To a repetition of this, Burke adds some useful remarks:—
“As many of the works of imagination are not confined to representation of sensible objects, nor to efforts upon the passions, but extend themselves to the manners, the characters, the actions, and designs of men, their relations, their virtues and vices, they come within the province of the judgment, which is improved by attention and by the habit of reasoning.

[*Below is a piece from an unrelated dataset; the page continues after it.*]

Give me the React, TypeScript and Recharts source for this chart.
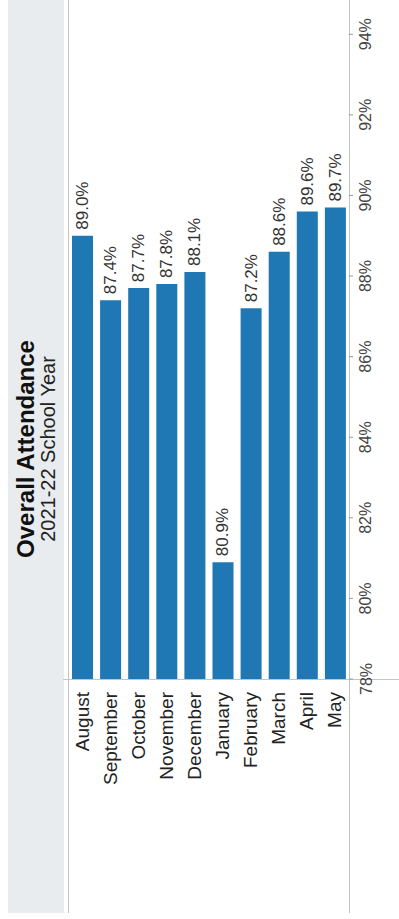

“The cause of a wrong taste is a defect of judgment. And this may arise from a natural weakness of understanding (in whatever the strength of that faculty may consist), or which is much more commonly the case, it may arise from a want of proper and well-directed exercise, which alone can make it strong and ready. Beside that ignorance, inattention, prejudice, rashness, levity, obstinacy, in short, all those passions, and all those vices which pervert the judgment in other matters, prejudice it no less in this its more refined and elegant province. These causes produce different opinions upon everything which is an object of the understanding, without inducing us to suppose, that there are no settled principles of reason.
“A rectitude of judgment in the arts, which may be called a good taste, does in a great measure depend upon sensibility; because, if the mind has no bent to the pleasures of the imagination, it will never apply itself sufficiently to works of that species to acquire a competent knowledge in them. But though a degree of sensibility is requisite to form a good judgment, yet a good judgment does not necessarily arise from a quick sensibility of pleasure; it frequently happens that a very poor judge, merely by force of a greater complexional sensibility, is more affected by a poor piece, than the best judge by the most perfect; for as everything new, extraordinary, grand, or passionate, is well calculated to affect such a person, and that the faults do not affect him, his pleasure is more pure and unmixed.